__Objective__:
Check each line of the listing below for the string "with", and copy the ones that have it.

__Data shown__:
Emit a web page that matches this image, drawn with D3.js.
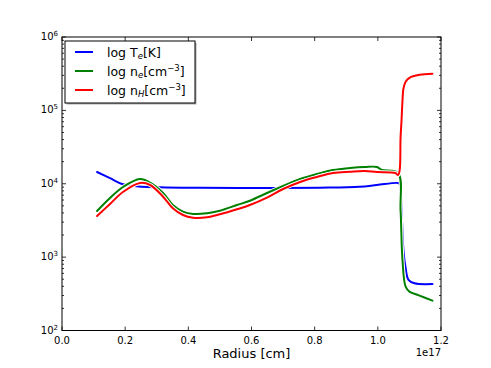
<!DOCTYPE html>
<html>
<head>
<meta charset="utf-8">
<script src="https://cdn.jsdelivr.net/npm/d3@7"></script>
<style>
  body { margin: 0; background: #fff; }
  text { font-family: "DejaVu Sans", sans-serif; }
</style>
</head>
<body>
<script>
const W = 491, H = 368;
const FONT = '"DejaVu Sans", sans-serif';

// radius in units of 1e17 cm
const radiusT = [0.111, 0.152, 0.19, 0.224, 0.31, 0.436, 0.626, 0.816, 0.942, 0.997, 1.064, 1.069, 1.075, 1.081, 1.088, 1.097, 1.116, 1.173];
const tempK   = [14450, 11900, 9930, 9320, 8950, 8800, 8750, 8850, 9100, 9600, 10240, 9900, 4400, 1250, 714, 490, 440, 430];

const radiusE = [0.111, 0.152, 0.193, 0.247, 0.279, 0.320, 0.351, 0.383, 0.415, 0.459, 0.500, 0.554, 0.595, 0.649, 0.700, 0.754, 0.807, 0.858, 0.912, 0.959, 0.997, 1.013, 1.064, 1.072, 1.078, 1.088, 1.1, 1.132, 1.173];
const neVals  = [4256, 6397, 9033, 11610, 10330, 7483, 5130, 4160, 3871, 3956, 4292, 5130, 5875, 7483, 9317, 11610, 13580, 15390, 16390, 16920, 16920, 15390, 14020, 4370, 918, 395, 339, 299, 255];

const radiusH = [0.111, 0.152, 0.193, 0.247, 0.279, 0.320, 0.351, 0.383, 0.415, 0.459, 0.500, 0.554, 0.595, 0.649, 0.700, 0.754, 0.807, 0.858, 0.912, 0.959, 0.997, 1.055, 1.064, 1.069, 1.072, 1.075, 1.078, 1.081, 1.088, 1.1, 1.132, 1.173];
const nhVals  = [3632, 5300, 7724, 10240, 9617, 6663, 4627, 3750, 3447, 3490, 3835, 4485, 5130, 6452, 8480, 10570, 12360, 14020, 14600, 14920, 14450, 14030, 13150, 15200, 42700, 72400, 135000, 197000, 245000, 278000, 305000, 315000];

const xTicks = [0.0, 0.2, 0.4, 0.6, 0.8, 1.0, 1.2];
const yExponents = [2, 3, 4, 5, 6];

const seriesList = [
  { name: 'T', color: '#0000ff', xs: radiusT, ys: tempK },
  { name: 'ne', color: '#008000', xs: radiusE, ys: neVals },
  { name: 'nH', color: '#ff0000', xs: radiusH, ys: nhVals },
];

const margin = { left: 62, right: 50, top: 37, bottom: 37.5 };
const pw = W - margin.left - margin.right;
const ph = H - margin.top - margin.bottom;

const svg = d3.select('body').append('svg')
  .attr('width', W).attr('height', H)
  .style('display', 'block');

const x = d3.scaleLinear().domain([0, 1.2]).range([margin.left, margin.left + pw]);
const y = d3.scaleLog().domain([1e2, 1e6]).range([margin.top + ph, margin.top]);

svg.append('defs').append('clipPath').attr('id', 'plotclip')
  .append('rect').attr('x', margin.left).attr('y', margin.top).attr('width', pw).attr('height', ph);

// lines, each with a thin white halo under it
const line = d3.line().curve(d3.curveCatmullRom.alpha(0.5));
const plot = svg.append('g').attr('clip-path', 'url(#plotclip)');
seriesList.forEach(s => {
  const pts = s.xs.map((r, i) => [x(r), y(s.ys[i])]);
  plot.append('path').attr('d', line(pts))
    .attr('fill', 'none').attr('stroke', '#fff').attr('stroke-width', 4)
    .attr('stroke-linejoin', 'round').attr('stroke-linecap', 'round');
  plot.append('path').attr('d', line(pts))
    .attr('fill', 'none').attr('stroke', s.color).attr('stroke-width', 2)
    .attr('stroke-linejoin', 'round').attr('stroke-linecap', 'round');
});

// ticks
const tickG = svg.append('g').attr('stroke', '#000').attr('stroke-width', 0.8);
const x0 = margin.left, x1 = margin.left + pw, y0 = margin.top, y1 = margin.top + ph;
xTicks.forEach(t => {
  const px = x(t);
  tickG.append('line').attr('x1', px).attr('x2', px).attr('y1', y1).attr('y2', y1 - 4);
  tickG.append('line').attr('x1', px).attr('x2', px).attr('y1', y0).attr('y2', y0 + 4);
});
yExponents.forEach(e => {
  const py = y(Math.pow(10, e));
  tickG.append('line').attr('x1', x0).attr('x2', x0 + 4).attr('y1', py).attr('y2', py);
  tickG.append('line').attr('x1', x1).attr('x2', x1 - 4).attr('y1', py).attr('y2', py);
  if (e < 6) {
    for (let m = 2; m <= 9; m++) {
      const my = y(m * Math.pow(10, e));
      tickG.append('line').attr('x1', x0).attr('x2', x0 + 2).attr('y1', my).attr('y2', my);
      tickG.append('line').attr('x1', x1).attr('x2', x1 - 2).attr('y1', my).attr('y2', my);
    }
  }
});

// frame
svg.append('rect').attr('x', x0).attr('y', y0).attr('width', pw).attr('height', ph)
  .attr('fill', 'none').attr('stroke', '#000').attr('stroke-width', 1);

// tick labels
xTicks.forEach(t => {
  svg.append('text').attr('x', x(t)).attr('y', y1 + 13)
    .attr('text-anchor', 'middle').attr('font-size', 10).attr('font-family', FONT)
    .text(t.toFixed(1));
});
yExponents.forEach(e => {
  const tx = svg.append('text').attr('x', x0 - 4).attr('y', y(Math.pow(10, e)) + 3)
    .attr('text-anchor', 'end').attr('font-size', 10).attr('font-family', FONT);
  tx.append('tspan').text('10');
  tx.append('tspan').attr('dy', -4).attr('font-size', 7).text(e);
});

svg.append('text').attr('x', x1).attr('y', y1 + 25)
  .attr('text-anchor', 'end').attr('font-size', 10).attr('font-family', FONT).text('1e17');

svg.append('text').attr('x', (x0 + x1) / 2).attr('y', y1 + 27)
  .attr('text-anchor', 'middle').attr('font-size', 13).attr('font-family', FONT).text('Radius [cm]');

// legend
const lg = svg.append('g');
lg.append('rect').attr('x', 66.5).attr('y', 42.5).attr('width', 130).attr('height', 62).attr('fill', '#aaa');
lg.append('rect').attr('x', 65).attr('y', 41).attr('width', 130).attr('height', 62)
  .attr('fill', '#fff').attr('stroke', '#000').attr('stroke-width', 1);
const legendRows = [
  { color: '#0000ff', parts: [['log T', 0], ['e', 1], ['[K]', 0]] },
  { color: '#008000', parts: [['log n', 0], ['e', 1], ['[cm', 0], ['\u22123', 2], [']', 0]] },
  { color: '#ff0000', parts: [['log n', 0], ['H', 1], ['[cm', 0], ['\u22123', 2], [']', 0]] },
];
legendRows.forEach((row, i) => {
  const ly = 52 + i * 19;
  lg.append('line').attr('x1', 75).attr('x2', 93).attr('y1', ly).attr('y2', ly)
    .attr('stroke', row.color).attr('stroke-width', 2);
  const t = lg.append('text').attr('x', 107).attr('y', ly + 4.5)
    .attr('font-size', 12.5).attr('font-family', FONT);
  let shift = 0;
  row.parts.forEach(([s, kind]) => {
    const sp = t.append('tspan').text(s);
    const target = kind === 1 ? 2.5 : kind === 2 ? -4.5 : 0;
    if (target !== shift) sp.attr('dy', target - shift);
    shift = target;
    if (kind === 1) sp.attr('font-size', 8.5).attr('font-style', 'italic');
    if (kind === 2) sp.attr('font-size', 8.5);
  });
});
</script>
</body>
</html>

__Task output__:
Emit a web page that matches this image, drawn with D3.js.
// lines, each with a thin white halo under it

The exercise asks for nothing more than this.